The novel’s opening finds Frank shackled to a bed on the psych ward, from which he escapes after receiving an ominous letter about his younger sister: “Come fast. She be dead if you tarry.” So begins Frank’s journey south, hindered by the injustices facing blacks in the 1950s, and interrupted by the veteran’s frequent battlefield flashbacks. The reader also learns about his past relationship with Lily, which places his postwar emotional distress against a domestic backdrop.
While Home is Frank’s story, Morrison also offers snippets from the perspectives of Lily, Cee, and his grandmother, Lenore. In this slim work of fiction, the author manages to create compelling characters and storylines using very little real estate. Based on a chapter that covers less than 10 pages, for example, the reader will find him- or herself rooting for Lily to realize her dream of owning a house. Short, italicized chapters interspersed throughout the book establish Frank’s shaky mental status, blurring the boundaries between imagination and reality, fiction and memory, and narrator and author.
Even with Morrison’s masterful prose operating at full-strength, however, parts of Home feel rushed.
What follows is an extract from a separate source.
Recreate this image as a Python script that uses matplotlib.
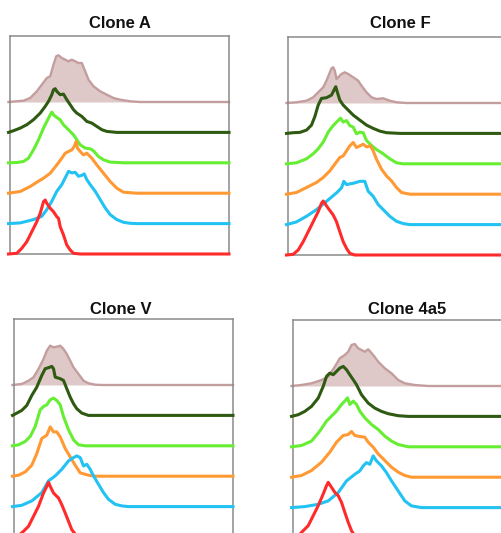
import numpy as np
import matplotlib
matplotlib.use("Agg")
import matplotlib.pyplot as plt

plt.rcParams['font.family'] = ['Liberation Sans', 'DejaVu Sans']

# ---- data: histogram outlines (x = channel, y = count) per clone ----
titles = ["Clone A", "Clone F", "Clone V", "Clone 4a5"]
series_names = ["red", "blue", "orange", "lightgreen", "darkgreen", "control"]

# Clone A
A_control_x = [0, 15, 21.7, 28.3, 33.3, 38.3, 41.7, 45, 47.7, 50, 53.3, 56.7, 60, 63.3, 66.7, 70, 73.3, 76.7, 80, 85, 91.7, 98.3, 105, 111.7, 121.7, 131.7]
A_control_y = [0, 1.3, 4, 10.7, 17.3, 24, 25.7, 37.3, 45.7, 46.7, 44, 42.3, 40.7, 42.3, 40.7, 39, 39, 30.7, 22.3, 15.7, 10.7, 7.3, 4, 2.3, 0.7, 0]
A_dkgreen_x = [0, 5, 11.7, 18.3, 25, 31.7, 36.7, 40, 43.3, 45, 46.7, 48.3, 51.7, 55, 58.3, 61.7, 65, 68.3, 73.3, 78.3, 83.3, 88.3, 93.3, 98.3, 108.3]
A_dkgreen_y = [0, 1.7, 4.3, 7.7, 12.7, 19.3, 26, 31, 37.7, 42.7, 43.7, 41, 37.7, 38.3, 32.7, 27.7, 22.7, 19.3, 16, 11, 9.3, 6, 2.7, 1, 0]
A_ltgreen_x = [0, 8.3, 15, 20, 25, 30, 35, 38.3, 41.7, 43.3, 45, 48.3, 51.7, 55, 60, 65, 68.3, 71.7, 76.7, 81.7, 85, 90, 95, 101.7, 115]
A_ltgreen_y = [0, 0.3, 1.3, 4.7, 13, 23, 34.7, 41.3, 48, 50.7, 48, 45.3, 43, 38, 33, 28, 23, 18, 14.7, 14, 12, 6.3, 3, 0.7, 0]
A_orange_x = [0, 11.7, 21.7, 28.3, 35, 41.7, 48.3, 53.3, 56.7, 60, 63.3, 65.7, 67.7, 69, 71.7, 75, 78.3, 83.3, 88.3, 95, 101.7, 108.3, 115, 128.3]
A_orange_y = [0, 1.7, 6.7, 11, 15, 20, 28.3, 35, 40, 41.7, 43.3, 46.7, 51.7, 45, 41.7, 38.3, 40, 35, 28.3, 20, 11.7, 5, 1, 0]
A_blue_x = [0, 11.7, 25, 33.3, 38.3, 43.3, 48.3, 53.3, 56.7, 60, 63.3, 66.7, 70, 73.3, 75.7, 78.3, 81.7, 86.7, 91.7, 96.7, 101.7, 108.3, 115, 121.7, 128.3]
A_blue_y = [0, 0.7, 4, 7.3, 14, 22.3, 32.3, 39, 45.7, 52.3, 50.7, 51.3, 47.3, 48.3, 49.7, 44, 39, 32.3, 24, 15.7, 9, 4, 1.3, 0.3, 0]
A_red_x = [0, 8.3, 13.3, 18.3, 23.3, 28.3, 31.7, 35, 36.7, 38.3, 41.7, 45, 48.3, 50, 51.7, 55, 58.3, 61.7, 65, 71.7]
A_red_y = [0, 0.7, 5.7, 12.3, 22.3, 32.3, 40.7, 52.3, 54, 50.7, 45.7, 42.3, 37.3, 35.7, 27.3, 19, 9, 4, 0.7, 0]

# Clone F
F_control_x = [0, 10, 20, 26.7, 31.7, 36.7, 40, 42.7, 45, 46.7, 48.3, 50, 51.7, 55, 58.3, 61.7, 66.7, 71.7, 75, 80, 85, 90, 96.7, 103.3, 110, 120]
F_control_y = [0, 0.7, 2.3, 5.7, 10.7, 15.7, 22.3, 29, 34.7, 35.7, 32.3, 24, 25.7, 29, 30.7, 29, 25.7, 22.3, 17.3, 10.7, 5.7, 4, 4.7, 2.3, 0.7, 0]
F_dkgreen_x = [0, 6.7, 13.3, 20, 25, 28.3, 31.7, 35, 40, 45, 48.3, 49.3, 50.7, 53.3, 56.7, 61.7, 66.7, 73.3, 80, 86.7, 93.3, 100, 113.3]
F_dkgreen_y = [0, 0.7, 1, 3.3, 8.3, 16.7, 28.3, 35, 35.7, 38.3, 45, 46.7, 41.7, 33.3, 28.3, 23.3, 18.3, 13.3, 8.3, 5, 2.3, 0.7, 0]
F_ltgreen_x = [0, 10, 20, 26.7, 31.7, 36.7, 41.7, 46.7, 51.7, 54, 56.7, 60, 63.3, 66.7, 70, 73.3, 76.7, 80, 85, 90, 96.7, 103.3, 110, 116.7]
F_ltgreen_y = [0, 1, 5, 10, 15, 21.7, 31.7, 38.3, 43.3, 45.7, 41.7, 43.3, 38.3, 36.7, 30, 31.7, 31, 23.3, 18.3, 14.3, 10, 5, 1, 0]
F_orange_x = [0, 10, 20, 30, 36.7, 43.3, 48.3, 53.3, 56.7, 60, 63.3, 66.7, 70, 73.3, 76.7, 80, 84, 86.7, 90, 95, 100, 105, 110, 115, 123.3]
F_orange_y = [0, 1.7, 6.7, 11.7, 16.7, 23.3, 30, 36.7, 38.3, 43.3, 48.3, 51.7, 46.7, 48.3, 50, 47.3, 48.3, 43.3, 35, 25, 18.3, 13.3, 6.7, 1.7, 0]
F_blue_x = [0, 10, 20, 30, 40, 50, 55, 57.3, 60, 63.3, 68.3, 73.3, 78.3, 81.7, 86.7, 91.7, 96.7, 103.3, 110, 116.7, 123.3]
F_blue_y = [0, 2.7, 8.3, 15, 23.3, 31.7, 36.7, 43.3, 40, 40.7, 41.7, 43.3, 43.3, 33.3, 28.3, 20, 15, 8.3, 3.3, 1, 0]
F_red_x = [0, 6.7, 11.7, 16.7, 21.7, 26.7, 31.7, 35, 36.7, 38.3, 41.7, 46.7, 50, 53.3, 56.7, 60, 63.3, 68.3]
F_red_y = [0, 0.7, 5, 13.3, 23.3, 33.3, 43.3, 51.7, 54, 51.7, 46.7, 40, 33.3, 23.3, 13.3, 6.7, 1.7, 0]

# Clone V
V_control_x = [0, 9.3, 16, 21, 26, 31, 34.3, 37.7, 41, 44.3, 47.7, 51, 54.3, 57.7, 61, 66, 71, 76, 82.7, 89.3]
V_control_y = [0, 1, 4.3, 7.7, 16, 26, 34.3, 39.3, 37.7, 38.3, 39.3, 36, 31, 24.3, 17.7, 11, 4.3, 1.7, 0.3, 0]
V_dkgreen_x = [0, 4.3, 9.3, 14.3, 19.3, 24.3, 29.3, 32.7, 36, 39.3, 41, 42.7, 47.7, 51, 54.3, 57.7, 61, 64.3, 69.3, 76]
V_dkgreen_y = [0, 2.3, 5, 10, 20, 28.3, 40, 46.7, 47.7, 49, 46.7, 38.3, 36.7, 35, 26.7, 18.3, 11.7, 6.7, 2.3, 0]
V_ltgreen_x = [0, 6, 12.7, 17.7, 22.7, 27.7, 31, 34.3, 37.7, 41, 44.3, 47.7, 51, 56, 61, 66, 72.7]
V_ltgreen_y = [0, 1, 4.3, 9.3, 19.3, 36, 39.3, 41, 46, 47.7, 45.3, 41, 29.3, 16, 6, 1, 0]
V_orange_x = [0, 6, 12.7, 19.3, 24.3, 29.3, 34.3, 37.7, 41, 44.3, 47.7, 52.7, 57.7, 62.7, 67.7, 76, 82.7]
V_orange_y = [0, 1, 4.3, 11, 22.7, 37.7, 41, 49.3, 44.3, 44.3, 39.3, 27.7, 19.3, 11, 3.3, 1, 0]
V_blue_x = [0, 9.3, 19.3, 29.3, 36, 42.7, 49.3, 56, 61, 64.3, 67.7, 71, 74.3, 77.7, 81, 86, 91, 96, 102.7, 109.3, 116]
V_blue_y = [0, 1.3, 5.7, 14, 25.7, 30.7, 37.3, 45.7, 49, 50.7, 49, 40.7, 42.3, 37.3, 30.7, 22.3, 14, 7.3, 2.3, 0.7, 0]
V_red_x = [0, 6, 11, 16, 21, 26, 31, 34.3, 36, 37.7, 41, 46, 49.3, 52.7, 56, 59.3, 62.7, 67.7]
V_red_y = [0, 1.5, 5.7, 10.7, 20.7, 30.7, 44, 50.7, 54.7, 50.7, 44, 39, 32.3, 24, 15.7, 7.3, 3, 0]

# Clone 4a5
C_control_x = [0, 10, 20, 30, 36.7, 43.3, 48.3, 53.3, 56.7, 60, 63.3, 66.7, 70, 73.3, 76.7, 81.7, 86.7, 93.3, 100, 106.7, 113.3, 123.3, 136.7]
C_control_y = [0, 1, 2.7, 6, 9.3, 19.3, 27.7, 31, 34.3, 41, 42, 37.7, 36, 34.3, 36.7, 31, 24.3, 17.7, 12.7, 6, 2.7, 1, 0]
C_dkgreen_x = [0, 6.7, 13.3, 20, 26.7, 31.7, 35, 38.3, 41.7, 45, 48.3, 51.7, 55, 58.3, 61.7, 65, 70, 76.7, 83.3, 90, 96.7, 106.7, 116.7]
C_dkgreen_y = [0, 1.7, 5, 10, 18.3, 30, 40, 43.3, 41.7, 45, 48.3, 50, 46.7, 41.7, 36.7, 31.7, 21.7, 13.3, 8.3, 5, 2.7, 0.7, 0]
C_ltgreen_x = [0, 10, 20, 28.3, 35, 40, 45, 50, 53.3, 56, 58.3, 61.7, 65, 68.3, 73.3, 80, 86.7, 93.3, 100, 106.7, 116.7]
C_ltgreen_y = [0, 1.3, 5.7, 15.7, 25.7, 30.7, 35.7, 42.3, 45.7, 49, 42.3, 45.7, 42.3, 35.7, 29, 22.3, 17.3, 10.7, 5.7, 2.3, 0]
C_orange_x = [0, 10, 20, 30, 38.3, 45, 51.7, 56.7, 60, 63.3, 68.3, 73.3, 76.7, 81.7, 86.7, 93.3, 100, 106.7, 113.3, 120]
C_orange_y = [0, 1.7, 6.7, 15, 25, 35, 41.7, 42.7, 45.7, 41.7, 40.7, 40, 35, 30, 23.3, 16.7, 10, 5, 1.7, 0]
C_blue_x = [0, 13.3, 26.7, 36.7, 46.7, 55, 63.3, 68.3, 71.7, 75, 78.3, 81.7, 85, 90, 95, 100, 106.7, 113.3, 120, 130]
C_blue_y = [0, 1, 3.3, 6.7, 15, 26.7, 33.3, 36.7, 41.7, 45, 43.3, 51.7, 46.7, 41.7, 35, 26.7, 16.7, 6.7, 1.7, 0]
C_red_x = [0, 6.7, 11.7, 16.7, 21.7, 26.7, 31.7, 35, 36.7, 40, 43.3, 46.7, 50, 53.3, 56.7, 60, 63.3, 68.3]
C_red_y = [0, 2, 7.3, 12.3, 22.3, 32.3, 44, 52.3, 55.7, 50.7, 45.7, 42.3, 35.7, 25.7, 15.7, 7.3, 2, 0]

panels = [
    [(A_red_x, A_red_y), (A_blue_x, A_blue_y), (A_orange_x, A_orange_y),
     (A_ltgreen_x, A_ltgreen_y), (A_dkgreen_x, A_dkgreen_y), (A_control_x, A_control_y)],
    [(F_red_x, F_red_y), (F_blue_x, F_blue_y), (F_orange_x, F_orange_y),
     (F_ltgreen_x, F_ltgreen_y), (F_dkgreen_x, F_dkgreen_y), (F_control_x, F_control_y)],
    [(V_red_x, V_red_y), (V_blue_x, V_blue_y), (V_orange_x, V_orange_y),
     (V_ltgreen_x, V_ltgreen_y), (V_dkgreen_x, V_dkgreen_y), (V_control_x, V_control_y)],
    [(C_red_x, C_red_y), (C_blue_x, C_blue_y), (C_orange_x, C_orange_y),
     (C_ltgreen_x, C_ltgreen_y), (C_dkgreen_x, C_dkgreen_y), (C_control_x, C_control_y)],
]

# ---- style ----
W, H = 501, 533
colors = ["#ff2b2b", "#22c2f2", "#ff9933", "#66ee33", "#2f5a12", "#c49e9e"]
fill_color = "#dec8c8"
XMAX, YMAX = 219.0, 218.0
STEP = 30.4

# axes boxes in pixels: left, top
boxes = [(10, 36), (288, 37), (14, 319), (293, 320)]
title_pos = [(119.5, 28), (400.5, 28.5), (120.5, 313.5), (407, 313.5)]

fig = plt.figure(figsize=(W / 100, H / 100), dpi=100)
fig.patch.set_facecolor("white")

for (left, top), (tx, ty), title, curves in zip(boxes, title_pos, titles, panels):
    ax = fig.add_axes([left / W, 1 - (top + YMAX) / H, XMAX / W, YMAX / H])
    ax.set_xlim(0, XMAX)
    ax.set_ylim(0, YMAX)
    ax.set_xticks([])
    ax.set_yticks([])
    for s in ax.spines.values():
        s.set_color("#8a8a8a")
        s.set_linewidth(1.1)
    # draw top (control) first, then downwards so lower curves are on top
    for i in range(len(curves) - 1, -1, -1):
        x, y = curves[i]
        x = np.r_[np.asarray(x, float) - 1.5, XMAX]
        y = np.r_[np.asarray(y, float), 0.0] + i * STEP
        if i == len(curves) - 1:
            ax.fill_between(x, i * STEP, y, color=fill_color, lw=0, zorder=1)
            ax.plot(x, y, color=colors[i], lw=1.7, zorder=2, clip_on=False,
                    solid_joinstyle="round")
        else:
            ax.plot(x, y, color=colors[i], lw=2.2, zorder=3 + (len(curves) - i),
                    clip_on=False, solid_joinstyle="round")
    fig.text(tx / W, 1 - ty / H, title, ha="center", va="baseline",
             fontsize=12, fontweight="bold", color="#111111")

fig.savefig("out.png", dpi=100, facecolor="white")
In a novel of less than 200 pages, there is simply not enough space to develop the complexities inherent in Frank, his relationship to his sister, the lingering trauma of war, and the ceaseless and infuriating injustices of the 1950s American south. At times, Morrison seems to resort to broad, sweeping statements about the course of her characters’ lives that are unsupported by the small-scale plot. We are told that Cee, Frank’s victimized younger sister, makes an extraordinary transformation from a “girl who trembled at the slightest touch of the real and vicious world,” to a “newly steady self, confident, cheerful and occupied,” but are given little evidence of either version. Similarly, Morrison makes what feels like a half-hearted attempt to humanize Frank and Cee’s abusive grandmother Lenore, offering a quick life summary followed by the assertion: “She was a profoundly unhappy woman. And, although she had married to avoid being by herself, disdain of others kept her solitary if not completely alone.” Presented with too little of Lenore to judge this characterization, the reader is left with a sense of alienation from the story.
Although its brevity ultimately prevents the novel from matching Morrison’s earlier masterpieces like Beloved and The Bluest Eye, Home features her signature lyric style and poignant portrayals of race relations. Reading Home feels like a return to quintessential Morrison, in all its poetic power.